§ Set problem:
Scan the listing below and copy every line holding "draw".

/---

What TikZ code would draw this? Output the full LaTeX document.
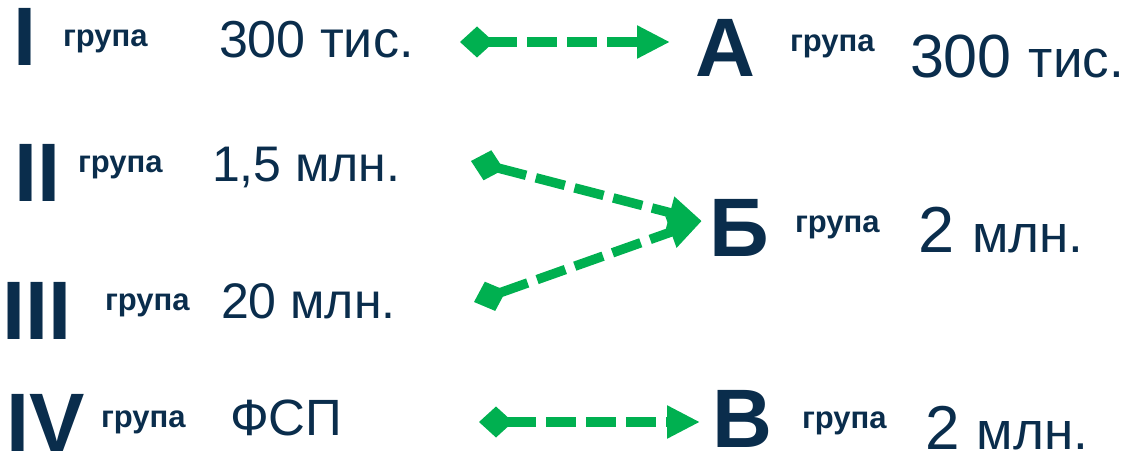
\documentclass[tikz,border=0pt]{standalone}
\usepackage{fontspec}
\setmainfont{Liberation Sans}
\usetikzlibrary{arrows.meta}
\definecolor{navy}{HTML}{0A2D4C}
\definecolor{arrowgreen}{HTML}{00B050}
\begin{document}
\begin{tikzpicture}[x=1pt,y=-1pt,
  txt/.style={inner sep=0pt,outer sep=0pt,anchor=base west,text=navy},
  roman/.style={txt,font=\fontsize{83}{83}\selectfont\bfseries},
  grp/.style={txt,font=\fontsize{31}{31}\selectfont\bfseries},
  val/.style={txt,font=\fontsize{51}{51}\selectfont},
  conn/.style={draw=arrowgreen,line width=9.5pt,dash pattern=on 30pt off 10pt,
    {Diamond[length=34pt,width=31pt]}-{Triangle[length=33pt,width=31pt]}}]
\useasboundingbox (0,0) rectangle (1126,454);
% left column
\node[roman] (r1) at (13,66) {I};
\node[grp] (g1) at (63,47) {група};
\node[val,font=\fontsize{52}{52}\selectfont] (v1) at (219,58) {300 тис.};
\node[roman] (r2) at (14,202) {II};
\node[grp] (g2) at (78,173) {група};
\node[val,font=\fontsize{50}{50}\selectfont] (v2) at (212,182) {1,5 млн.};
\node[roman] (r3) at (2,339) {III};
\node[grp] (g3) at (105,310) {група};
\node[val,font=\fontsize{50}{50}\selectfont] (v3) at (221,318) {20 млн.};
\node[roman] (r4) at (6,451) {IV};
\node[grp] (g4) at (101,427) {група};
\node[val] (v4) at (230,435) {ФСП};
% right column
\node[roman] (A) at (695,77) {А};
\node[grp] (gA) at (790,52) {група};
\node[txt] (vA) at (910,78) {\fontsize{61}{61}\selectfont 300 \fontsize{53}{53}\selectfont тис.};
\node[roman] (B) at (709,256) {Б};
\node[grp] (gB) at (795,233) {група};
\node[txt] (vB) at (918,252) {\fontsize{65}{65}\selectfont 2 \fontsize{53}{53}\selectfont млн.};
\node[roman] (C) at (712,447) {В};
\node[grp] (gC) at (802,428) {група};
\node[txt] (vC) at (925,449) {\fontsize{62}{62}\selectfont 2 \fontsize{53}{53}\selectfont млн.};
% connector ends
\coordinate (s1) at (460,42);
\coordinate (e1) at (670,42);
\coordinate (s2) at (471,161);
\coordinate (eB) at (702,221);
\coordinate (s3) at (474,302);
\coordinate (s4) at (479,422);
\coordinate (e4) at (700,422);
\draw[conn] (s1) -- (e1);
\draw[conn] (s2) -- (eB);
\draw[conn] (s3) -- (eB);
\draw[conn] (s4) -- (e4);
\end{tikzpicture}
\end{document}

\---
/---

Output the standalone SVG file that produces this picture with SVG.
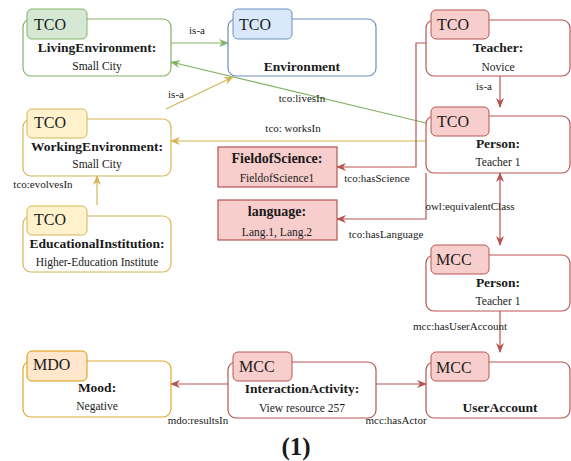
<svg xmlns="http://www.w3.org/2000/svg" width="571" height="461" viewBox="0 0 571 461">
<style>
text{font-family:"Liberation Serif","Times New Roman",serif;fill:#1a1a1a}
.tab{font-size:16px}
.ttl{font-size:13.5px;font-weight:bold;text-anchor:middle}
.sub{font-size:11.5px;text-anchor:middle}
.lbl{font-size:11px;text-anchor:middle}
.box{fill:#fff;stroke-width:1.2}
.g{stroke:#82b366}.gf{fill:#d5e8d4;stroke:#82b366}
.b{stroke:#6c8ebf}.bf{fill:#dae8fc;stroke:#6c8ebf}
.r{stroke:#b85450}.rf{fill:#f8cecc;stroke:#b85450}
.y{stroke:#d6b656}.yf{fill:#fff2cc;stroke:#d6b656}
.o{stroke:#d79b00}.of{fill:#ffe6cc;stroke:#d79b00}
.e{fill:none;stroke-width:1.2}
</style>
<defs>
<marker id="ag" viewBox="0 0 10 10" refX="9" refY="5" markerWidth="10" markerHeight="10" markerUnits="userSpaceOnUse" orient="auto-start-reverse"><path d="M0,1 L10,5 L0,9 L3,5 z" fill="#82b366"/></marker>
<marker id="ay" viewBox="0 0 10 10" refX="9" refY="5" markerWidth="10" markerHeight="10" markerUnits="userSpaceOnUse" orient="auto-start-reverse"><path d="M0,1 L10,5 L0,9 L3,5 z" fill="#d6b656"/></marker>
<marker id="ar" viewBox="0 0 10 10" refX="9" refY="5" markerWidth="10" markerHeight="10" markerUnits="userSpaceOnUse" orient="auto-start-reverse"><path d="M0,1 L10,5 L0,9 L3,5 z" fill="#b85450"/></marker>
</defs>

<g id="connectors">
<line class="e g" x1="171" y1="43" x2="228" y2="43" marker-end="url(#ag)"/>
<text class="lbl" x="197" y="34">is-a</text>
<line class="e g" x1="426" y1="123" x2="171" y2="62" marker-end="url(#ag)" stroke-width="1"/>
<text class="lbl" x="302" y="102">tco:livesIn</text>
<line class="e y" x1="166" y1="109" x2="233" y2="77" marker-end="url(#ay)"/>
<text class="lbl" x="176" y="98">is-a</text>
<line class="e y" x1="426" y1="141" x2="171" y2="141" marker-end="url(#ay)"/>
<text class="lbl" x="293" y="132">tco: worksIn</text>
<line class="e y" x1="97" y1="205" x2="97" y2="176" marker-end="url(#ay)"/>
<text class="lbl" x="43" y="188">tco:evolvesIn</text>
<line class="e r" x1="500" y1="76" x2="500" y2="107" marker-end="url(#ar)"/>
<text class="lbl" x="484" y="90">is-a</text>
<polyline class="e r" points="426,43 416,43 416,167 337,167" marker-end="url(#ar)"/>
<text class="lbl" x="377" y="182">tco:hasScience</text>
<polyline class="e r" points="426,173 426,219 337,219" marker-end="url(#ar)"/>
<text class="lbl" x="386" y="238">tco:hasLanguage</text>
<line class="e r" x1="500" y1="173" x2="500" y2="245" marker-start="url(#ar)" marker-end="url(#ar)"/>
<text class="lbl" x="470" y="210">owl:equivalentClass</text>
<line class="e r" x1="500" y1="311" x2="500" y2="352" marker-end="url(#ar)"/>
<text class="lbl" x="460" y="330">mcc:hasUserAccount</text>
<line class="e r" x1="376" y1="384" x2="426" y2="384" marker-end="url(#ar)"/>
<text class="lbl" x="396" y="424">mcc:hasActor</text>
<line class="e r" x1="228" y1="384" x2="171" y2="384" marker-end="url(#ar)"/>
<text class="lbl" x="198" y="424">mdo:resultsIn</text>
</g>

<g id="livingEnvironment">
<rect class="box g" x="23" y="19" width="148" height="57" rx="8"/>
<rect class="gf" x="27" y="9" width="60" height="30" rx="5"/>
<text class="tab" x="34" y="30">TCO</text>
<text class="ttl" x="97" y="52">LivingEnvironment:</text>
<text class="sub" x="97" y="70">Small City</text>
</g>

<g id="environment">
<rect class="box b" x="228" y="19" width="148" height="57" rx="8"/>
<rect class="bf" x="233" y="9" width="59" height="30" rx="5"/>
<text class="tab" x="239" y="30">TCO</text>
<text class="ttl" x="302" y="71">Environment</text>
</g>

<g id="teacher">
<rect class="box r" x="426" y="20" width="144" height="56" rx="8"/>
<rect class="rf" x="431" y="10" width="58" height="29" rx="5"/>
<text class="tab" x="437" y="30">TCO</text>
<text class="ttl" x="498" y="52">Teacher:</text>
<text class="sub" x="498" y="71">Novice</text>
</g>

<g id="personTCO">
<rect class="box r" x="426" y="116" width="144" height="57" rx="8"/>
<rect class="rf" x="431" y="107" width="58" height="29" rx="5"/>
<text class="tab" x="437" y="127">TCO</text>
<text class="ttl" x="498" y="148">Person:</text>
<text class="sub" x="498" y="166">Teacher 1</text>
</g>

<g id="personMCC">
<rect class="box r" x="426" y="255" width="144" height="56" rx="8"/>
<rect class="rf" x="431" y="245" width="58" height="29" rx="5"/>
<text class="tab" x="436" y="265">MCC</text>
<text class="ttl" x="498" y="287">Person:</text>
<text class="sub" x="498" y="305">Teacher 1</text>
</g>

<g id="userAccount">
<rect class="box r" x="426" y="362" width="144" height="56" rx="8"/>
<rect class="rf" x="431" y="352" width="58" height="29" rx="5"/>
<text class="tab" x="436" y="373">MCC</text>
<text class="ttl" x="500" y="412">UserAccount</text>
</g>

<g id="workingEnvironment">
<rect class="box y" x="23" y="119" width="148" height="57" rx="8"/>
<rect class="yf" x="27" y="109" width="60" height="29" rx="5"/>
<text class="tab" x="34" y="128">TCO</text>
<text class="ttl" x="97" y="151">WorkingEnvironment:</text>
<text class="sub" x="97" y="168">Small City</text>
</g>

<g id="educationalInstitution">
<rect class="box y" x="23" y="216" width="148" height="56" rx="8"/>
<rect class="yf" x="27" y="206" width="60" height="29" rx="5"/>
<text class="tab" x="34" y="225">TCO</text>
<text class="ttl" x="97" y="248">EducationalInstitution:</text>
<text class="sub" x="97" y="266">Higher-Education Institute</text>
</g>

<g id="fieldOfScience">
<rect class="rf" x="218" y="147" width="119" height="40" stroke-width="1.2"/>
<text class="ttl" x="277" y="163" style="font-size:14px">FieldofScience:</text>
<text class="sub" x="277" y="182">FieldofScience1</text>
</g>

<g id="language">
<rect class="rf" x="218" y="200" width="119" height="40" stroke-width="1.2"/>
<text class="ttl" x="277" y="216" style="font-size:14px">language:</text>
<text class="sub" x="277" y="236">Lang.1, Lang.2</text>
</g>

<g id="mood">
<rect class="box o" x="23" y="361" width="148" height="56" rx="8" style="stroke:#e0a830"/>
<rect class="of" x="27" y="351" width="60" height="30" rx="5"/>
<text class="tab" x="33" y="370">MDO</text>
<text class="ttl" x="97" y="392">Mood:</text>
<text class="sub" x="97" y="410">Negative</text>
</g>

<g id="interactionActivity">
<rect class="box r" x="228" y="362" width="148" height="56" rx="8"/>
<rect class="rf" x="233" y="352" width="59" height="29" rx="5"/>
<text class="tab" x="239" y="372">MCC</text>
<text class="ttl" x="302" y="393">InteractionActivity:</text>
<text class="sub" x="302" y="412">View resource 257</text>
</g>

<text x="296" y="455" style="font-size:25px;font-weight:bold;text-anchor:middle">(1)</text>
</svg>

\---

§ Correct output:
What TikZ code would draw this? Output the full LaTeX document.
  conn/.style={draw=arrowgreen,line width=9.5pt,dash pattern=on 30pt off 10pt,
\draw[conn] (s1) -- (e1);
\draw[conn] (s2) -- (eB);
\draw[conn] (s3) -- (eB);
\draw[conn] (s4) -- (e4);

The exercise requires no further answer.